ここ数年で、アスペルガー症候群(自閉症スペクトラム)・ADHD(注意欠如・多動性障害)・LD(学習障害)といった言葉が、新聞やテレビに登場することも多くなり、認知度は格段に向上してきました。その一方で、「場面緘黙(ばめんかんもく)」という、あまり知られていない症状に悩む子供達が存在するのをご存知でしょうか。
場面緘黙とは、家庭などリラックスした場所ではおしゃべりできるのに、幼稚園・保育園・学校などの社会的な状況で声を出したり話したりすることができない状態のこと。医学用語では「選択性緘黙」と言い、不安障害の一種と考えられています。
話せないと言うと「それって自閉症のこと?」と思いがちです。確かに、場面緘黙の人の中には、広汎性発達障害や自閉症スペクトラム障害など他の障害を併せ持つ人も存在します。ですが、場面緘黙の人は、ほとんどの場合、言語能力や知的能力に問題はありません。家では話せるのに学校に行くとしゃべれないといったように「人・場所・活動」の3つの 要素によって状況が左右される場合が多いそうです。
極度の不安や緊張のために、ある特定の場面で話せなくなってしまう子供達は、大人しい子・はにかみ屋と思われてしまい、学校現場では問題視されず、見過ごされてしまうこともあるのだとか。「名称は知っているけど、支援の仕方はわからない」という先生も多いと言います。
そんな場面緘黙という特別な支援が必要な子供・当事者達に対して、本書『どうして声が出ないの?-マンガでわかる場面緘黙-』は、前半はマンガでわかりやすく説明、後半は「不安度チェックシート」など、実践的で具体的な支援方法を提示しています。

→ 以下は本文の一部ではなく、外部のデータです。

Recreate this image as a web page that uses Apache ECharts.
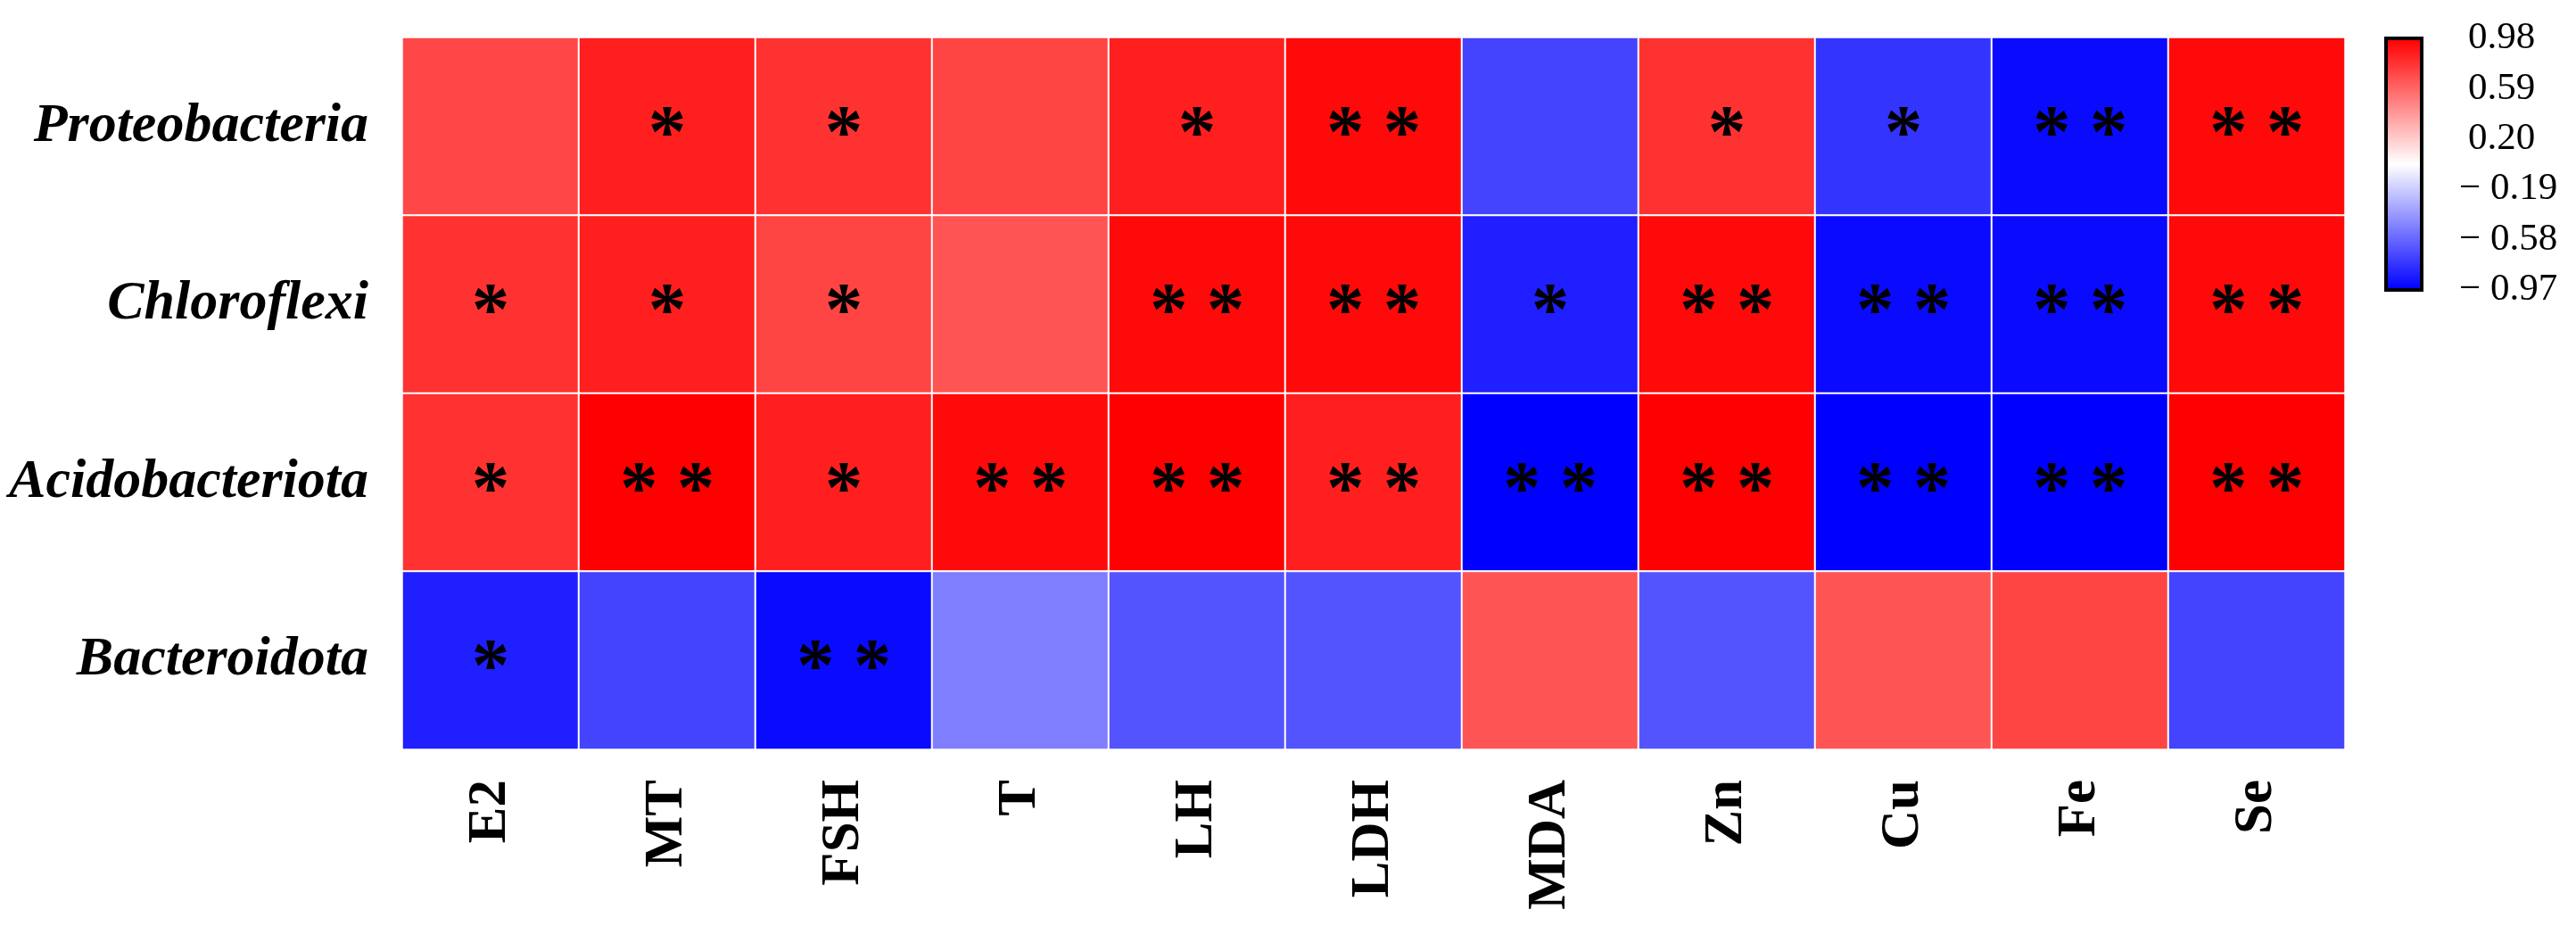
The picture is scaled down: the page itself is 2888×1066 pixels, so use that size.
<!DOCTYPE html>
<html>
<head>
<meta charset="utf-8">
<script src="https://cdn.jsdelivr.net/npm/echarts@6/dist/echarts.min.js"></script>
<style>
  html, body { margin: 0; padding: 0; background: #fff; }
  #container { width: 2888px; height: 1066px; }
</style>
</head>
<body>
<div id="container"></div>
<script>
var xCats = ['E2', 'MT', 'FSH', 'T', 'LH', 'LDH', 'MDA', 'Zn', 'Cu', 'Fe', 'Se'];
var yCats = ['Proteobacteria', 'Chloroflexi', 'Acidobacteriota', 'Bacteroidota'];

// correlation values
var rProteo = [0.71, 0.86, 0.79, 0.72, 0.86, 0.94, -0.71, 0.79, -0.77, -0.93, 0.94];
var rChloro = [0.79, 0.86, 0.72, 0.66, 0.94, 0.94, -0.85, 0.94, -0.93, -0.93, 0.94];
var rAcido  = [0.79, 0.98, 0.86, 0.94, 0.98, 0.86, -0.97, 0.98, -0.97, -0.97, 0.98];
var rBacte  = [-0.85, -0.71, -0.93, -0.49, -0.65, -0.65, 0.66, -0.65, 0.66, 0.72, -0.71];

// significance marks
var sProteo = ['', '*', '*', '', '*', '**', '', '*', '*', '**', '**'];
var sChloro = ['*', '*', '*', '', '**', '**', '*', '**', '**', '**', '**'];
var sAcido  = ['*', '**', '*', '**', '**', '**', '**', '**', '**', '**', '**'];
var sBacte  = ['*', '', '**', '', '', '', '', '', '', '', ''];

// colour bar tick labels, bottom to top
var barTicks = ['− 0.97', '− 0.58', '− 0.19', '0.20', '0.59', '0.98'];

var rows = [rProteo, rChloro, rAcido, rBacte];
var sigs = [sProteo, sChloro, sAcido, sBacte];
var data = [];
for (var i = 0; i < rows.length; i++) {
  for (var j = 0; j < xCats.length; j++) {
    data.push([j, i, rows[i][j], sigs[i][j]]);
  }
}

var serif = 'Liberation Serif, Times New Roman, serif';
var dom = document.getElementById('container');
var myChart = echarts.init(dom, null, {renderer: 'canvas'});

myChart.setOption({
  backgroundColor: '#fff',
  animation: false,
  grid: [
    {left: 451, right: 259, top: 42, bottom: 226},
    {left: 2675, width: 40, top: 43, height: 282, show: true, z: 10,
      borderColor: '#000', borderWidth: 4, backgroundColor: 'transparent'}
  ],
  xAxis: [
    {
      type: 'category',
      data: xCats,
      axisLine: {show: false},
      axisTick: {show: false},
      splitLine: {show: false},
      axisLabel: {
        rotate: 90,
        margin: 34,
        interval: 0,
        fontFamily: serif,
        fontWeight: 'bold',
        fontSize: 61,
        color: '#000'
      }
    },
    {type: 'value', gridIndex: 1, show: false}
  ],
  yAxis: [
    {
      type: 'category',
      data: yCats,
      inverse: true,
      axisLine: {show: false},
      axisTick: {show: false},
      splitLine: {show: false},
      axisLabel: {
        margin: 38,
        fontFamily: serif,
        fontWeight: 'bold',
        fontStyle: 'italic',
        fontSize: 62,
        color: '#000'
      }
    },
    {
      type: 'category',
      gridIndex: 1,
      data: barTicks,
      position: 'right',
      boundaryGap: false,
      axisLine: {show: false},
      splitLine: {show: false},
      axisTick: {show: true, inside: false, length: 20, lineStyle: {color: '#000', width: 3}},
      axisLabel: {
        margin: 42,
        align: 'left',
        fontFamily: serif,
        fontSize: 43,
        color: '#000',
        formatter: function (v) {
          return v.indexOf('−') === 0 ? v : '{p|' + v + '}';
        },
        rich: {
          p: {fontFamily: serif, fontSize: 43, color: '#000', padding: [0, 0, 0, 10]}
        }
      }
    }
  ],
  visualMap: {
    type: 'continuous',
    min: -0.97,
    max: 0.98,
    dimension: 2,
    seriesIndex: 0,
    calculable: false,
    orient: 'vertical',
    left: 2675,
    top: 43,
    itemWidth: 40,
    itemHeight: 282,
    padding: 0,
    text: null,
    hoverLink: false,
    inRange: {color: ['#0000FF', '#FFFFFF', '#FF0000']}
  },
  series: [
    {
      type: 'heatmap',
      data: data,
      itemStyle: {borderColor: '#fff', borderWidth: 2},
      label: {
        show: true,
        fontFamily: serif,
        fontWeight: 'bold',
        fontSize: 85,
        color: '#000',
        offset: [0, 12],
        formatter: function (p) {
          var s = p.data[3];
          return s === '**' ? '* *' : s;
        }
      },
      emphasis: {disabled: true}
    }
  ]
});
</script>
</body>
</html>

実は、著者・はやしみこさん自身も、場面緘黙の子供をもつ母親でした。「僕はどうして声が出ないの?」と、息子さんに泣きながら聞かれたとき、答えることができずに一緒に泣いてしまったそうです。場面緘黙に対応できる支援機関や専門家も少なく、学校の先生も具体的にどうしたらいいかわからない、なかなか支援の手が届かない状況の中、子供に伝えることが出来ないだろうか?との思いから、この本の出版にこぎ着けました。
話したいのに話せない、場面緘黙という困難さを抱える当事者本人はもちろん、悩んでいる保護者への共感と励ましが込められた一冊です。